Strategic communication student at Missouri School of Journalism lands string of photo exhibitions on campus and (far) beyond
A photo by Samantha Novak that will be presented in Personality: Contemporary Portraiture, a curated international photography exhibition to be held in Budapest
COLUMBIA, Mo. (April 6, 2023) — Samantha Novak, a senior at the Missouri School of Journalism, is quickly becoming a fixture at campus photography exhibitions — in fact, there is hardly a local gallery that hasn’t featured her work.
In February, her portraiture series was featured at the Bingham Gallery, Josephine Gallery and the Missouri Theater, the latter as part of the Chancellor’s Arts Showcase. This month, she will check another Columbia gallery off her list when her work is displayed at the Columbia Art League during the annual Visual Art and Design Showcase, which presents art from 50 of Mizzou’s most talented undergraduate visual artists, graphic designers and filmmakers.
You’d be forgiven for assuming the showcase at Columbia Art League will cap off Novak’s recent run of success, but you’d be forgetting about her inclusion in an international exhibition in Budapest, where her work will hang alongside portraiture from professional photographers like Hannah Altman at PH21 Gallery starting April 6.
“It’s a little surreal,” Novak said. “I’m so desensitized to my artwork — I spent so long working on it and am so critical of my own work that I have no objectivity as to whether or not something is good enough to be in a show. It was really bizarre to have someone from Hungary emailing me to say, ‘we want to show your work, and your work will be for sale during the show.’”
Despite the wave of attention her work is receiving, photography isn’t the only outlet through which Novak expresses her passion for visual art; in fact, she describes photography as a long-term hobby she hopes to pursue alongside her career aspirations in the world of strategic communication.
To that end, Novak is finishing up her second semester at MOJO Ad, the School of Journalism’s student-staffed ad agency covering the youth and young adult market, where she handles art direction.
“Sam is a capable designer, and she’s savvy in her ability to adapt what she captures through her lens, easily adapting from strategic commercial work to the more expressive style found in her fine art-oriented work,” said Frank Corridori, creative director at MOJO Ad and an associate professor. “The work that Sam has done for us at MOJO Ad has been some of the best photography that we’ve had as part of our original campaign work.”
Novak hopes to translate her wide array of experiences with visual media into a career that allows her to use all her talents.
It’s a little surreal. I’m so desensitized to my artwork — I spent so long working on it and am so critical of my own work that I have no objectivity as to whether or not something is good enough to be in a show.
Samantha Novak
“I like working closely with art and around artists, so whether it’s art as in fashion or working with photographers, my main career goal is art direction,” Novak said. “There are a lot of practical applications for the skills I’ve learned as a photographer — if you’re working on a campaign, how do you communicate an entire story or idea or feeling in a very short and quick sort of way?

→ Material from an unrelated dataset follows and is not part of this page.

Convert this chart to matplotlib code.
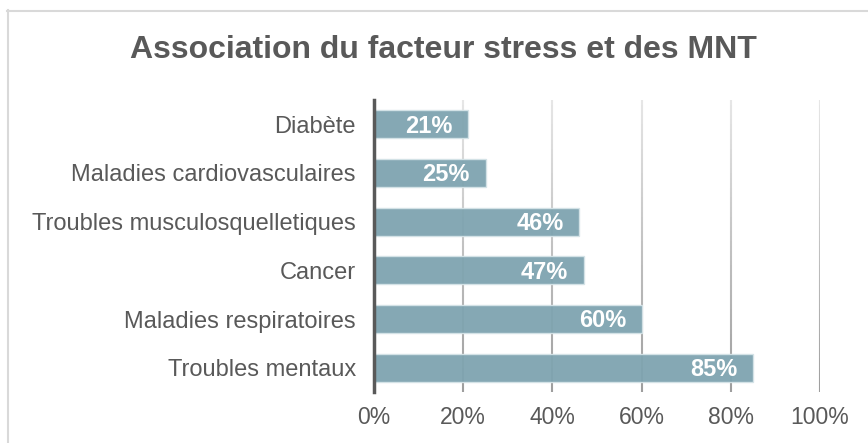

That creative muscle you build in photography by telling a story in a single frame is very applicable.”
Novak has been practicing photography since the age of 14, but the work displayed in each of the recent and upcoming exhibitions has come from a single series of portraits she developed during her time at Mizzou. A subset of these portraits depict Novak from behind in what she calls “reverse self portraits,” and it’s one of these novel takes on the concept of a self portrait that was selected for inclusion in the international exhibition.
While the portrait series was initially created for a beginning photography course in the College of Arts and Science’s School of Visual Studies, Novak has found inspiration and mentorship in School of Journalism faculty who have showed her how to bring her whole creative self to her work.

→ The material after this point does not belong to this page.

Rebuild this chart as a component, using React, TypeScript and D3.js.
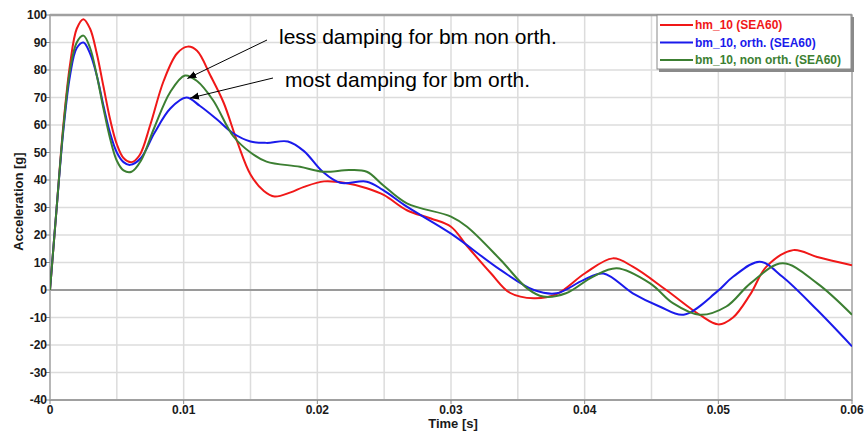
import React from "react";
import * as d3 from "d3";

// time [s] / acceleration [g]
const hm10: [number, number][] = [
  [0, 0], [0.0005, 30], [0.001, 60], [0.0015, 82], [0.002, 95], [0.0025, 98.5], [0.003, 95],
  [0.0035, 86], [0.004, 74], [0.0045, 62], [0.005, 53], [0.0055, 48], [0.0061, 46.5], [0.0067, 49],
  [0.0075, 60], [0.0085, 76], [0.0095, 86], [0.0103, 88.5], [0.011, 87], [0.012, 78], [0.013, 68],
  [0.014, 54], [0.015, 42], [0.016, 36], [0.0168, 34], [0.018, 35.5], [0.019, 37.5], [0.0205, 39.5],
  [0.022, 39], [0.0237, 37], [0.025, 34.5], [0.0267, 29], [0.0285, 26], [0.03, 23], [0.0312, 16],
  [0.033, 6], [0.0344, -1], [0.0362, -3], [0.0379, -1.5], [0.04, 6], [0.0421, 11.5], [0.0436, 8.5],
  [0.0461, 0], [0.0486, -9], [0.05, -12.5], [0.0511, -10], [0.0524, -1.5], [0.0536, 8.5],
  [0.0556, 14.5], [0.0574, 12], [0.06, 9],
];

const bmOrth: [number, number][] = [
  [0, 0], [0.0005, 30], [0.001, 58], [0.0015, 78], [0.002, 88], [0.0025, 90], [0.003, 86],
  [0.0035, 78], [0.004, 67], [0.0045, 57], [0.005, 50], [0.0055, 46.5], [0.006, 45.5], [0.0068, 48],
  [0.0078, 57], [0.009, 66], [0.0102, 70], [0.0112, 67], [0.0125, 62], [0.0137, 57], [0.015, 54],
  [0.0162, 53.5], [0.0178, 54], [0.019, 50.5], [0.0204, 43], [0.0217, 39], [0.0237, 39.4],
  [0.0249, 36.4], [0.0267, 30.3], [0.03, 20.5], [0.0337, 7.3], [0.0362, 0], [0.0379, -1.2],
  [0.0399, 3.6], [0.0414, 6], [0.0436, -1.2], [0.0456, -6], [0.0474, -9], [0.0499, -0.6],
  [0.0511, 4.8], [0.0531, 10.3], [0.0548, 4.8], [0.0574, -7.3], [0.06, -20.5],
];

const bmNonOrth: [number, number][] = [
  [0, 0], [0.0005, 30], [0.001, 59], [0.0015, 80], [0.002, 90], [0.0025, 92.5], [0.003, 88],
  [0.0035, 78], [0.004, 66], [0.0045, 55], [0.005, 47], [0.0055, 43.5], [0.0061, 43], [0.0068, 47],
  [0.0078, 59], [0.009, 72], [0.0101, 78], [0.011, 76], [0.0122, 69], [0.0137, 56], [0.015, 50],
  [0.0162, 46.7], [0.0187, 44.8], [0.0204, 43], [0.0224, 43.6], [0.0237, 43], [0.0249, 38.2],
  [0.0267, 31.5], [0.03, 26.7], [0.0312, 23], [0.0337, 11], [0.0357, 0.6], [0.0369, -2.4],
  [0.0386, -1.2], [0.0406, 4.8], [0.0424, 7.9], [0.0449, 2.4], [0.0466, -4.8], [0.0486, -9],
  [0.0506, -6], [0.0524, 2.4], [0.0548, 9.7], [0.0574, 2.4], [0.06, -9],
];

const seriesNames = ["hm_10 (SEA60)", "bm_10, orth. (SEA60)", "bm_10, non orth. (SEA60)"];
const seriesColors = ["#f01818", "#1a1aeb", "#3c7f32"];
const seriesData = [hm10, bmOrth, bmNonOrth];

const xTicks = [0, 0.01, 0.02, 0.03, 0.04, 0.05, 0.06];
const xGrid = d3.range(0, 0.0601, 0.005);
const yTicks = d3.range(-40, 101, 10);

// annotation text with the point each arrow points to
const notes = [
  { text: "less damping for bm non orth.", tip: [0.0102, 78] as [number, number] },
  { text: "most damping for bm orth.", tip: [0.0104, 70.5] as [number, number] },
];

const width = 866;
const height = 432;
const margin = { top: 15, right: 14, bottom: 32, left: 50 };
const font = "'Liberation Sans', Arial, sans-serif";

export default function App() {
  const x = d3.scaleLinear().domain([0, 0.06]).range([margin.left, width - margin.right]);
  const y = d3.scaleLinear().domain([-40, 100]).range([height - margin.bottom, margin.top]);
  const line = d3.line<[number, number]>()
    .x(d => x(d[0]))
    .y(d => y(d[1]))
    .curve(d3.curveCatmullRom.alpha(0.5));

  const [x0, x1] = x.range();
  const [y0, y1] = y.range();

  const legX = 657;
  const legY = y1;
  const legW = x1 - legX;
  const legH = 55;

  return (
    <div style={{ position: "absolute", left: 0, top: 0 }}>
      <svg width={width} height={height} style={{ background: "#fff", display: "block" }}>
        <defs>
          <marker id="arrow" viewBox="0 0 10 10" refX="10" refY="5" markerWidth="9" markerHeight="9" orient="auto">
            <path d="M0,1 L10,5 L0,9 Z" fill="#000" />
          </marker>
          <clipPath id="plot">
            <rect x={x0} y={y1} width={x1 - x0} height={y0 - y1} />
          </clipPath>
        </defs>

        {/* grid */}
        {xGrid.map(t => (
          <line key={"gx" + t} x1={x(t)} x2={x(t)} y1={y1} y2={y0} stroke="#dcdcdc" strokeWidth={1.5} />
        ))}
        {yTicks.map(v => (
          <line key={"gy" + v} x1={x0} x2={x1} y1={y(v)} y2={y(v)} stroke="#dcdcdc" strokeWidth={1.5} />
        ))}
        <line x1={x0} x2={x1} y1={y(0)} y2={y(0)} stroke="#9a9a9a" strokeWidth={2} />

        {/* frame */}
        <rect x={x0} y={y1} width={x1 - x0} height={y0 - y1} fill="none" stroke="#a8a8a8" strokeWidth={1.5} />
        <line x1={x0} x2={x1} y1={y1} y2={y1} stroke="#a0a0a0" strokeWidth={2.5} />
        <line x1={x0} x2={x1} y1={y0} y2={y0} stroke="#a0a0a0" strokeWidth={2} />

        {/* y axis */}
        {yTicks.map(v => (
          <g key={"ty" + v}>
            <line x1={x0 - 4} x2={x0} y1={y(v)} y2={y(v)} stroke="#888" strokeWidth={1} />
            <text x={x0 - 3} y={y(v)} dy="0.36em" textAnchor="end" fontFamily={font} fontWeight="bold" fontSize={12} fill="#1a1a1a">
              {v}
            </text>
          </g>
        ))}
        <text
          transform={`translate(23,${(y0 + y1) / 2 - 6}) rotate(-90)`}
          textAnchor="middle"
          fontFamily={font}
          fontWeight="bold"
          fontSize={13}
          fill="#1a1a1a"
        >
          Acceleration [g]
        </text>

        {/* x axis */}
        {xTicks.map(t => (
          <g key={"tx" + t}>
            <line x1={x(t)} x2={x(t)} y1={y0} y2={y0 + 4} stroke="#888" strokeWidth={1} />
            <text x={x(t)} y={y0 + 14} textAnchor="middle" fontFamily={font} fontWeight="bold" fontSize={12} fill="#1a1a1a">
              {t === 0 ? "0" : d3.format(".2f")(t)}
            </text>
          </g>
        ))}
        <text x={(x0 + x1) / 2 + 2} y={y0 + 28} textAnchor="middle" fontFamily={font} fontWeight="bold" fontSize={13} fill="#1a1a1a">
          Time [s]
        </text>

        {/* series */}
        <g clipPath="url(#plot)">
          {seriesData.map((d, i) => (
            <path key={seriesNames[i]} d={line(d) || ""} fill="none" stroke={seriesColors[i]} strokeWidth={2} strokeLinejoin="round" />
          ))}
        </g>

        {/* annotations */}
        <line x1={267} y1={40} x2={x(notes[0].tip[0]) + 1} y2={y(notes[0].tip[1]) + 3} stroke="#000" strokeWidth={1} markerEnd="url(#arrow)" />
        <text x={279} y={44} fontFamily={font} fontSize={21} fill="#000">{notes[0].text}</text>
        <line x1={273} y1={78} x2={x(notes[1].tip[0]) + 1} y2={y(notes[1].tip[1]) + 2} stroke="#000" strokeWidth={1} markerEnd="url(#arrow)" />
        <text x={285} y={87} fontFamily={font} fontSize={21} fill="#000">{notes[1].text}</text>

        {/* legend */}
        <rect x={legX + 2} y={legY + 2} width={legW} height={legH} fill="#8a8a8a" />
        <rect x={legX} y={legY} width={legW - 1} height={legH - 1} fill="#fff" stroke="#8a8a8a" strokeWidth={1} />
        {seriesNames.map((name, i) => (
          <g key={"leg" + name} transform={`translate(${legX + 3},${legY + 10 + i * 17.5})`}>
            <line x1={0} x2={33} y1={0} y2={0} stroke={seriesColors[i]} strokeWidth={2} />
            <text x={35} y={0} dy="0.36em" fontFamily={font} fontWeight="bold" fontSize={12} fill={seriesColors[i]}>
              {name}
            </text>
          </g>
        ))}
      </svg>
    </div>
  );
}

“All of the professors in MOJO — Frank Corridori, Brad Best, Jon Stemmle and Jamie Flink — have all been really great at encouraging all of us at MOJO to bring in our specific interests and abilities,” Novak said. “I think it’s really cool that they encourage us to really bring in things that we are passionate about, even stuff that might be outside of what we do day-to-day at the J-School.”
In particular, she noted that Corridori has introduced her to a structured approach to creative work, one that allows her to be productive consistently with fewer of the fitful starts and stops that can sometimes plague an artist’s workflow.
“Some creatives are very spontaneous and intuitive — they sort of create when they feel like creating,” Novak said. “But in traditional advertising, for example, you don’t really have the freedom to do that. You have deadlines and times when you need to produce something. I feel like Frank does a really good job of helping people take the spontaneous, free-flowing creativity that they have and learn to channel it into a process, a set of steps they can take so they’re not just sitting there with a bunch of random thoughts in their heads.”
Novak, who also works as a multimedia intern at the University of Missouri News Bureau and as a lab monitor at the School of Visual Studies’ photo department, will graduate in May. In Corridori’s view, the best is yet to come.
“I think with Sam’s vision, passion, curiosity and versatility, she’ll be a creative talent to keep an eye on in the next few years,” Corridori said.